Inexpensive drive, but not optimized for large file write speeds
Pros: -Slide-out design - you'll never lose the cap, because it doesn't exist! -Read speeds are great - within seconds of a similarly-priced drive that I compared it to. (120-130MBPS for medium- or large-sized files) -Fairly low price for a large-capacity flash drive.
Cons: -Almost all write speeds were much slower than the drive I used for comparison, at just over one-third the speed. Curiously, this drive seems to handle lots of very small files better than the other drive. -The casing feels less than robust. The top and bottom clamshell pieces slide along one another, and the drive tends to rattle. -Came formatted in FAT32 - need to reformat to ExFAT or NTFS to store files larger than 4GB. I formatted it to ExFAT immediately.
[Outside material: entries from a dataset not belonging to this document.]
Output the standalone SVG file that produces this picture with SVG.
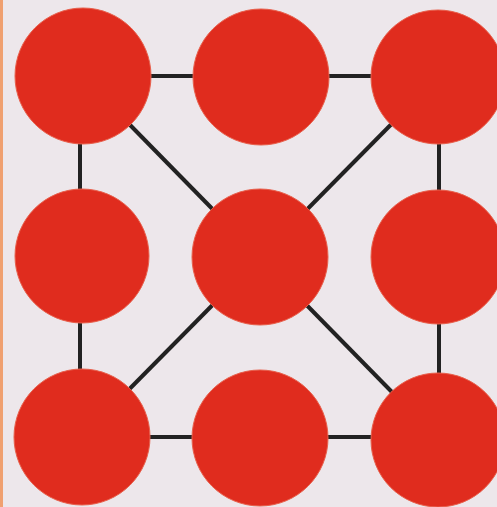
<svg xmlns="http://www.w3.org/2000/svg" width="497" height="507" viewBox="0 0 497 507">
<style>
.n{fill:#e02c1e;stroke:#e8604c;stroke-width:1}
.e{stroke:#222;stroke-width:4;fill:none}
</style>
<rect x="0" y="0" width="497" height="507" fill="#ede7eb"/>
<line x1="1.5" y1="0" x2="1.5" y2="507" stroke="#f0a070" stroke-width="3"/>
<g id="edges">
<line class="e" x1="82" y1="76" x2="439" y2="76"/>
<line class="e" x1="80" y1="76" x2="80" y2="437"/>
<line class="e" x1="439" y1="76" x2="439" y2="440"/>
<line class="e" x1="82" y1="437" x2="439" y2="437"/>
<line class="e" x1="82" y1="76" x2="439" y2="440"/>
<line class="e" x1="439" y1="76" x2="82" y2="437"/>
</g>
<g id="n1"><circle class="n" cx="83" cy="76" r="68"/></g>
<g id="n2"><circle class="n" cx="261" cy="77" r="68"/></g>
<g id="n3"><circle class="n" cx="438" cy="77" r="67"/></g>
<g id="n4"><circle class="n" cx="82" cy="256" r="67"/></g>
<g id="n5"><circle class="n" cx="260" cy="257" r="68"/></g>
<g id="n6"><circle class="n" cx="438" cy="257" r="67"/></g>
<g id="n7"><circle class="n" cx="82" cy="437" r="68"/></g>
<g id="n8"><circle class="n" cx="260" cy="438" r="68"/></g>
<g id="n9"><circle class="n" cx="438" cy="440" r="67"/></g>
</svg>
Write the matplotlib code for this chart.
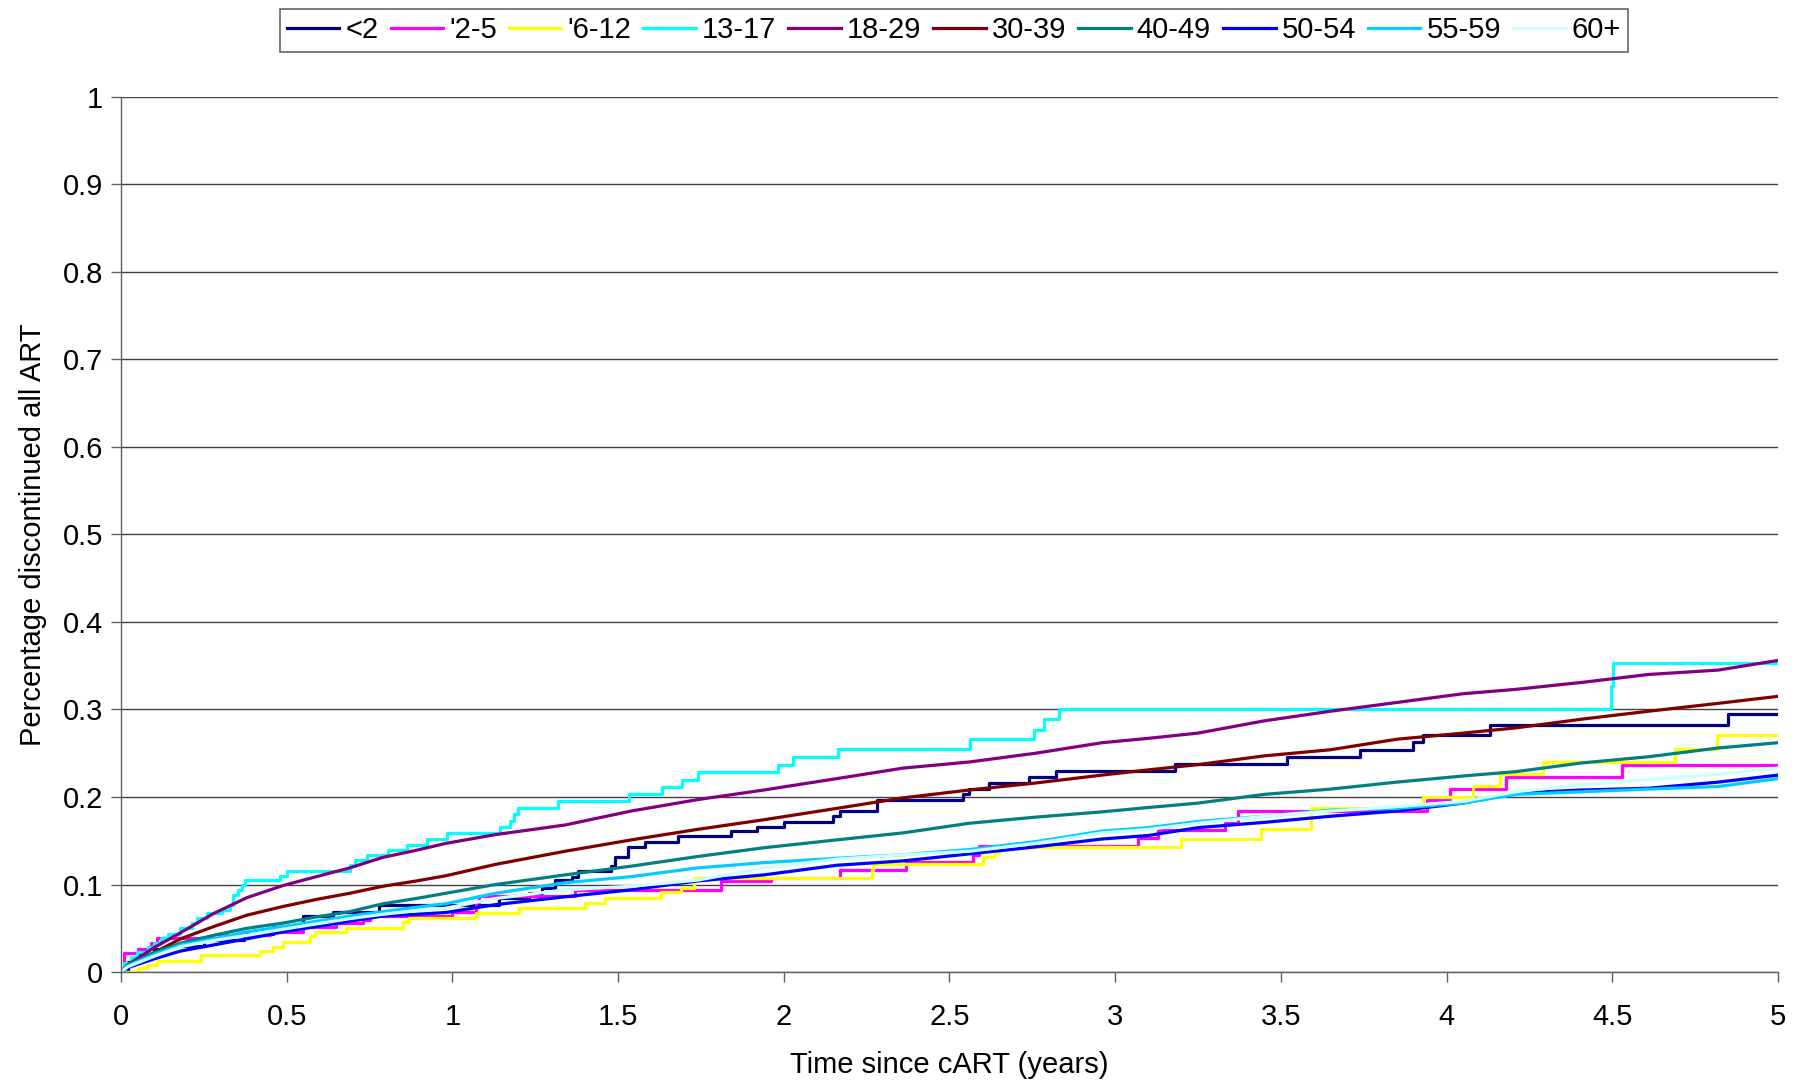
import matplotlib
matplotlib.use("Agg")
import matplotlib.pyplot as plt

plt.rcParams['font.family'] = ['Liberation Sans', 'DejaVu Sans']

# step-shaped groups (time in years, cumulative proportion)
t_lt2 = [0, 0.02, 0.05, 0.1, 0.15, 0.25, 0.37, 0.46, 0.55, 0.64, 0.78, 1.14, 1.23, 1.27, 1.31, 1.36, 1.38,
         1.48, 1.49, 1.53, 1.58, 1.68, 1.84, 1.92, 2.0, 2.15, 2.17, 2.28, 2.54, 2.56, 2.62, 2.74, 2.82,
         3.18, 3.52, 3.74, 3.9, 3.93, 4.13, 4.85, 5.0]
v_lt2 = [0, 0.012, 0.02, 0.026, 0.03, 0.037, 0.044, 0.052, 0.0645, 0.069, 0.077, 0.085, 0.09, 0.096, 0.105,
         0.109, 0.116, 0.121, 0.132, 0.143, 0.149, 0.155, 0.161, 0.166, 0.172, 0.178, 0.184, 0.197, 0.203,
         0.209, 0.216, 0.223, 0.23, 0.2375, 0.246, 0.2535, 0.2625, 0.271, 0.282, 0.295, 0.295]

t_2_5 = [0, 0.01, 0.05, 0.09, 0.11, 0.3, 0.45, 0.55, 0.65, 0.73, 0.75, 1.0, 1.07, 1.08, 1.37, 1.81, 1.96,
         2.17, 2.37, 2.57, 2.59, 3.07, 3.13, 3.33, 3.37, 3.94, 4.01, 4.18, 4.53, 5.0]
v_2_5 = [0, 0.022, 0.026, 0.033, 0.039, 0.042, 0.046, 0.052, 0.056, 0.059, 0.064, 0.069, 0.08, 0.087, 0.094,
         0.104, 0.108, 0.117, 0.126, 0.134, 0.1436, 0.153, 0.162, 0.17, 0.184, 0.197, 0.209, 0.223, 0.236, 0.236]

t_6_12 = [0, 0.05, 0.08, 0.11, 0.24, 0.42, 0.46, 0.49, 0.57, 0.585, 0.68, 0.85, 0.87, 1.07, 1.2, 1.4, 1.46,
          1.63, 1.69, 1.73, 2.265, 2.27, 2.6, 2.635, 2.65, 3.2, 3.44, 3.59, 3.93, 4.08, 4.16, 4.29, 4.69,
          4.815, 5.0]
v_6_12 = [0, 0.005, 0.008, 0.013, 0.019, 0.024, 0.029, 0.034, 0.041, 0.046, 0.05, 0.057, 0.062, 0.067, 0.073,
          0.079, 0.085, 0.092, 0.096, 0.107, 0.117, 0.124, 0.132, 0.136, 0.1425, 0.152, 0.163, 0.187, 0.2,
          0.213, 0.226, 0.24, 0.255, 0.271, 0.271]

t_13_17 = [0, 0.01, 0.03, 0.047, 0.083, 0.1, 0.12, 0.143, 0.178, 0.213, 0.228, 0.259, 0.304, 0.329, 0.339,
           0.354, 0.364, 0.374, 0.48, 0.5, 0.691, 0.706, 0.741, 0.807, 0.862, 0.922, 0.983, 1.144, 1.174,
           1.185, 1.199, 1.32, 1.533, 1.633, 1.692, 1.742, 1.983, 2.029, 2.165, 2.562, 2.756, 2.786, 2.832,
           4.496, 4.503, 5.0]
v_13_17 = [0, 0.01, 0.017, 0.023, 0.029, 0.033, 0.039, 0.044, 0.05, 0.056, 0.0616, 0.067, 0.071, 0.077, 0.088,
           0.094, 0.1, 0.105, 0.11, 0.116, 0.122, 0.128, 0.134, 0.14, 0.145, 0.152, 0.159, 0.166, 0.173,
           0.181, 0.188, 0.195, 0.203, 0.211, 0.219, 0.228, 0.236, 0.2455, 0.255, 0.266, 0.277, 0.289, 0.3,
           0.327, 0.353, 0.353]

# larger groups, nearly smooth curves read at common times
t_smooth = [0, 0.02, 0.1, 0.18, 0.28, 0.38, 0.49, 0.59, 0.69, 0.79, 0.89, 0.98, 1.13, 1.34, 1.54, 1.74, 1.94,
            2.16, 2.36, 2.56, 2.76, 2.96, 3.1, 3.25, 3.45, 3.65, 3.85, 4.05, 4.21, 4.41, 4.61, 4.82, 5.0]
v_18_29 = [0, 0.008, 0.028, 0.045, 0.067, 0.085, 0.099, 0.109, 0.119, 0.131, 0.139, 0.147, 0.157, 0.168, 0.184,
           0.197, 0.208, 0.221, 0.233, 0.24, 0.25, 0.262, 0.267, 0.273, 0.287, 0.298, 0.308, 0.318, 0.323,
           0.331, 0.34, 0.345, 0.356]
v_30_39 = [0, 0.008, 0.022, 0.038, 0.052, 0.065, 0.075, 0.083, 0.09, 0.098, 0.104, 0.11, 0.123, 0.138, 0.151,
           0.163, 0.174, 0.187, 0.199, 0.208, 0.216, 0.225, 0.231, 0.237, 0.247, 0.254, 0.266, 0.273, 0.279,
           0.289, 0.298, 0.307, 0.315]
v_40_49 = [0, 0.008, 0.022, 0.033, 0.042, 0.05, 0.056, 0.063, 0.069, 0.078, 0.084, 0.09, 0.1, 0.111, 0.121,
           0.132, 0.142, 0.151, 0.159, 0.17, 0.177, 0.183, 0.188, 0.193, 0.203, 0.209, 0.217, 0.224, 0.229,
           0.239, 0.246, 0.256, 0.262]
v_50_54 = [0, 0.005, 0.015, 0.024, 0.031, 0.038, 0.046, 0.052, 0.058, 0.064, 0.066, 0.068, 0.077, 0.086, 0.094,
           0.104, 0.111, 0.122, 0.127, 0.135, 0.143, 0.152, 0.156, 0.165, 0.171, 0.178, 0.184, 0.193, 0.2045,
           0.208, 0.21, 0.217, 0.225]
v_55_59 = [0, 0.007, 0.02, 0.031, 0.038, 0.046, 0.052, 0.058, 0.064, 0.069, 0.074, 0.078, 0.09, 0.102, 0.109,
           0.119, 0.125, 0.13, 0.134, 0.14, 0.149, 0.161, 0.165, 0.172, 0.178, 0.185, 0.187, 0.193, 0.203,
           0.206, 0.209, 0.212, 0.221]
v_60p = [0, 0.006, 0.018, 0.029, 0.036, 0.042, 0.049, 0.055, 0.061, 0.066, 0.07, 0.073, 0.084, 0.094, 0.098,
         0.105, 0.119, 0.129, 0.134, 0.138, 0.147, 0.159, 0.163, 0.17, 0.178, 0.184, 0.189, 0.195, 0.206,
         0.214, 0.22, 0.226, 0.233]

labels = ['<2', "'2-5", "'6-12", '13-17', '18-29', '30-39', '40-49', '50-54', '55-59', '60+']
colors = ['#000080', '#FF00FF', '#FFFF00', '#00FFFF', '#800080', '#800000', '#008080', '#0000FF', '#00CCFF', '#CCFFFF']

x_ticks = [0, 0.5, 1, 1.5, 2, 2.5, 3, 3.5, 4, 4.5, 5]
x_ticklabels = ['0', '0.5', '1', '1.5', '2', '2.5', '3', '3.5', '4', '4.5', '5']
y_ticks = [0, 0.1, 0.2, 0.3, 0.4, 0.5, 0.6, 0.7, 0.8, 0.9, 1]
y_ticklabels = ['0', '0.1', '0.2', '0.3', '0.4', '0.5', '0.6', '0.7', '0.8', '0.9', '1']

series = [
    (t_lt2, v_lt2, True),
    (t_2_5, v_2_5, True),
    (t_6_12, v_6_12, True),
    (t_13_17, v_13_17, True),
    (t_smooth, v_18_29, False),
    (t_smooth, v_30_39, False),
    (t_smooth, v_40_49, False),
    (t_smooth, v_50_54, False),
    (t_smooth, v_55_59, False),
    (t_smooth, v_60p, False),
]

fig = plt.figure(figsize=(18.03, 10.85), dpi=100)
ax = fig.add_axes([0.0671, 0.1041, 0.919, 0.8067])

for (t, v, step), lab, col in zip(series, labels, colors):
    ax.plot(t, v, color=col, lw=2.3, label=lab,
            drawstyle='steps-post' if step else 'default')

ax.set_xlim(0, 5)
ax.set_ylim(0, 1)
ax.set_xticks(x_ticks)
ax.set_xticklabels(x_ticklabels)
ax.set_yticks(y_ticks)
ax.set_yticklabels(y_ticklabels)
ax.yaxis.grid(True, color='#404040', lw=1.0)
ax.set_axisbelow(True)

for s in ['top', 'right']:
    ax.spines[s].set_visible(False)
for s in ['left', 'bottom']:
    ax.spines[s].set_color('#606060')
    ax.spines[s].set_linewidth(1.0)

ax.tick_params(axis='both', labelsize=21, color='#606060', width=1.0, length=7)
ax.tick_params(axis='x', pad=15)
ax.tick_params(axis='y', pad=6)

ax.set_xlabel('Time since cART (years)', fontsize=21, labelpad=15)
ax.set_ylabel('Percentage discontinued all ART', fontsize=21, labelpad=11)

leg = fig.legend(loc='center', bbox_to_anchor=(0.529, 0.972), ncol=10, fontsize=21,
                 frameon=True, fancybox=False, edgecolor='#404040', borderpad=0.25,
                 handlelength=1.8, handletextpad=0.2, columnspacing=0.42, borderaxespad=0)
leg.get_frame().set_linewidth(1.2)

fig.savefig('out.png', dpi=100)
Overall Review: I made a direct comparison with a similar 32GB USB 3.0 flash drive - a store-branded one that is available in an electronics store. The price of the drives are comparable (actually, the like drive was slightly cheaper). Data was read from and written to a 512GB PCIe SSD to eliminate a computer-side bottleneck, and connected to the same USB3.0 port. Both were formatted as ExFAT. I used 3 sets of files to test the drives: -Large data set: 7.1GB, comprised of 13 ~550MB video files -Medium data set: 2GB, comprised of 171 12MP JPEG and RAW photos -Small data set: 40MB, comprised of 1,786 files all well under 500KB Format: Data set / WRITE / READ (in MBPS) Silicon Power drive Large / 18.3 / 124.5 Medium / 18.2 / 117.6 Small / 0.851 / 20 Comparison drive Large / 51.8 / 136.5 Medium / 41.6 / 125 Small / 0.625 / 20 The difference in write speed was so great that I thought I had done something wrong. I tried formatting the drive back to FAT32, and to NTFS - no change. I tried a different USB 3.0 port - no change. I plugged the other drive back in, and write speeds soared back up. Overall, if you are looking for a drive to read AND write large files to/from this drive regularly, I can't recommend it. If you plan to load data onto it once, then distribute it to multiple computers, or are planning to use the drive for the niche use of transferring thousands of files under 500KB, it should work just fine. The bottom line is that I already own a flash drive that has higher performance for a similar price point, so I don't foresee this drive getting lots of use.